Actually this question is from physics (projectile motion) but i believe its related more to maths here equation of parabola
$$y=ax-5x^2-5(ax)^2$$
And that of circle
$$x^2+y^2=(a/5(1+a^2))^2$$ where $a=\tan \theta$ link to original question
https://physics.stackexchange.com/q/562407
Now they touch each other also they share a common root now we have to find the values of a
Now this seems nonsense but if we add slider on graph to a then they seem to meet the required condition at $theta$ approximately equal to $73^\circ$ also no boundattion for initial velocity so ignore the $40 \space m/s$ velocity in graph we can take it $1\ m/s$ also
$\theta$" />
But how do we prove that when $\theta=(\approx)73^\circ$ the circle and parabola meet the required condition of touching each other and having a common root as shown in graph please help me
Let $r = \dfrac{a}{5(a^2+1)}$ be the radius of the circle (the way you wrote it is a bit ambiguous, but this is what you need for the parabola and circle to intersect at $x=r, y=0$).
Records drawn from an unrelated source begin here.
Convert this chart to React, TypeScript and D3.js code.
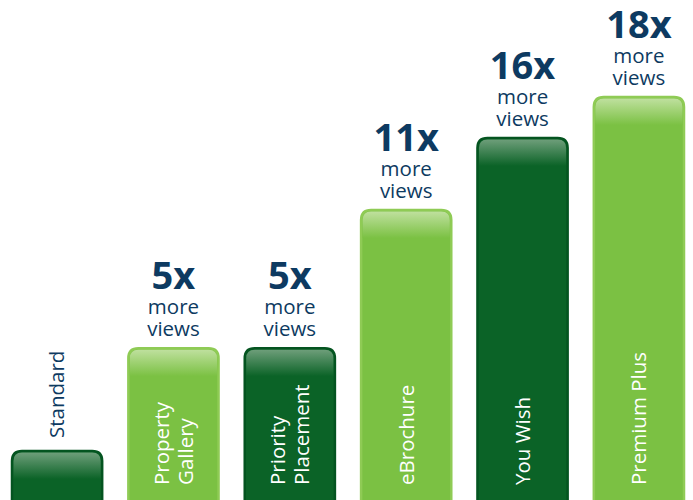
import React, { useEffect, useRef } from 'react';
import * as d3 from 'd3';

// bar order, left to right
const categories = ['Standard', 'Property Gallery', 'Priority Placement', 'eBrochure', 'You Wish', 'Premium Plus'];
// label lines inside / above the bar
const labelLines = [['Standard'], ['Property', 'Gallery'], ['Priority', 'Placement'], ['eBrochure'], ['You Wish'], ['Premium Plus']];
// multiplier shown above the bar (null = none)
const multipliers = [null, '5x', '5x', '11x', '16x', '18x'];
// bar height as share of the drawing height
const levels = [12.1, 37.5, 37.5, 71.6, 89.4, 99.5];
const shades = ['dark', 'light', 'dark', 'light', 'dark', 'light'];

const W = 693;
const H = 500;
const NAVY = '#0d3a61';
const FONT = '"Open Sans", "DejaVu Sans", sans-serif';

const App: React.FC = () => {
  const svgRef = useRef<SVGSVGElement>(null);

  useEffect(() => {
    if (!svgRef.current) return;
    const svg = d3.select(svgRef.current);
    svg.selectAll('*').remove();

    const x = d3.scaleBand<string>()
      .domain(categories)
      .range([12, 684])
      .paddingInner(0.225)
      .paddingOuter(0);

    const y = d3.scaleLinear().domain([0, 100]).range([H, H - 405]);

    const defs = svg.append('defs');
    const grads: Record<string, [string, string]> = {
      dark: ['#6e9e7a', '#0b6327'],
      light: ['#bfe09e', '#7bc143'],
    };
    Object.entries(grads).forEach(([k, [top, body]]) => {
      const g = defs.append('linearGradient')
        .attr('id', `grad-${k}`)
        .attr('x1', 0).attr('y1', 0).attr('x2', 0).attr('y2', 1);
      g.append('stop').attr('offset', '0').attr('stop-color', top);
      g.append('stop').attr('offset', '1').attr('stop-color', body);
    });

    const fill = { dark: '#0b6327', light: '#7bc143' } as Record<string, string>;
    const stroke = { dark: '#045420', light: '#8fcb55' } as Record<string, string>;

    const bw = x.bandwidth();
    const r = 10;

    categories.forEach((c, i) => {
      const x0 = x(c)!;
      const top = y(levels[i]);
      const kind = shades[i];
      const g = svg.append('g');

      // bar body with rounded top corners, extends below the bottom edge
      const path = `M${x0},${H + 10} L${x0},${top + r} Q${x0},${top} ${x0 + r},${top} L${x0 + bw - r},${top} Q${x0 + bw},${top} ${x0 + bw},${top + r} L${x0 + bw},${H + 10} Z`;
      g.append('path').attr('d', path).attr('fill', fill[kind]).attr('stroke', stroke[kind]).attr('stroke-width', 2.5);

      // top highlight
      const hh = 28;
      const hp = `M${x0 + 1.5},${top + hh} L${x0 + 1.5},${top + r} Q${x0 + 1.5},${top + 1.5} ${x0 + r},${top + 1.5} L${x0 + bw - r},${top + 1.5} Q${x0 + bw - 1.5},${top + 1.5} ${x0 + bw - 1.5},${top + r} L${x0 + bw - 1.5},${top + hh} Z`;
      g.append('path').attr('d', hp).attr('fill', `url(#grad-${kind})`);

      const cx = x0 + bw / 2;
      const lines = labelLines[i];
      const inside = i > 0;
      const baseY = inside ? H - 15 : top - 13;
      const t = g.append('g').attr('transform', `translate(${cx},${baseY}) rotate(-90)`);
      lines.forEach((ln, j) => {
        const off = (j - (lines.length - 1) / 2) * 24;
        t.append('text')
          .attr('x', 0)
          .attr('y', off)
          .attr('dy', '0.36em')
          .attr('fill', inside ? '#ffffff' : NAVY)
          .attr('font-family', FONT)
          .attr('font-size', 20.5)
          .attr('font-weight', 500)
          .text(ln);
      });

      const m = multipliers[i];
      if (m) {
        g.append('text')
          .attr('x', cx).attr('y', top - 12)
          .attr('text-anchor', 'middle')
          .attr('fill', NAVY).attr('font-family', FONT).attr('font-size', 20.5)
          .attr('font-weight', 500)
          .text('views');
        g.append('text')
          .attr('x', cx).attr('y', top - 34)
          .attr('text-anchor', 'middle')
          .attr('fill', NAVY).attr('font-family', FONT).attr('font-size', 20.5)
          .attr('font-weight', 500)
          .text('more');
        g.append('text')
          .attr('x', cx).attr('y', top - 59)
          .attr('text-anchor', 'middle')
          .attr('fill', NAVY).attr('font-family', FONT).attr('font-size', 38)
          .attr('font-weight', 'bold')
          .text(m);
      }
    });
  }, []);

  return (
    <svg
      ref={svgRef}
      width={W}
      height={H}
      style={{ position: 'absolute', left: 0, top: 0, background: '#ffffff' }}
    />
  );
};

export default App;
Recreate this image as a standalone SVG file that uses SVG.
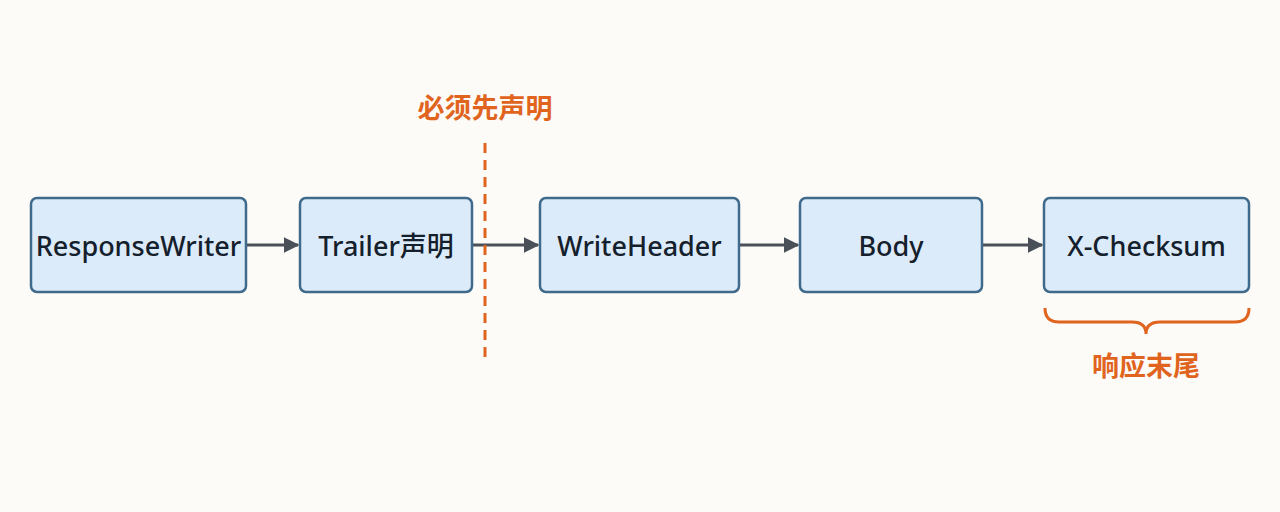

The resultant of $x^2 + y^2 - r^2$ and $y - (a x - 5 (1+a^2) x^2)$ with respect to $y$ is $${\frac { \left( \left( 5\,{a}^{2}+5 \right) x-a \right) \left( \left( 125\,{a}^{6}+375\,{a}^{4}+375\,{a}^{2}+125 \right) {x} ^{3}+ \left( -25\,{a}^{5}-50\,{a}^{3}-25\,a \right) {x}^{2}+ \left( 5 \,{a}^{2}+5 \right) x+a \right) }{ 25 \left( {a}^{2}+1 \right) ^{2}}} $$ This must be $0$ where the two curves intersect. The first factor in the numerator is $0$ at $x = r$, so the other factor in the numerator gives the other intersection. Now for the curves to be tangent at that point, we want this to have discriminant $0$ with respect to $x$. That discriminant turns out to be $$ (62500 (a^4-11 a^2-1)) (a^2+1)^6$$ so the value of $a$ must be the (positive real) root of $a^4 - 11 a^2 - 1$, which is $$ \sqrt{(11 + 5 \sqrt{5})/2} \approx 3.330190676 $$ This is $\arctan(\theta)$ where $\theta \approx 1.279079822$ radians or $73.28587546$ degrees.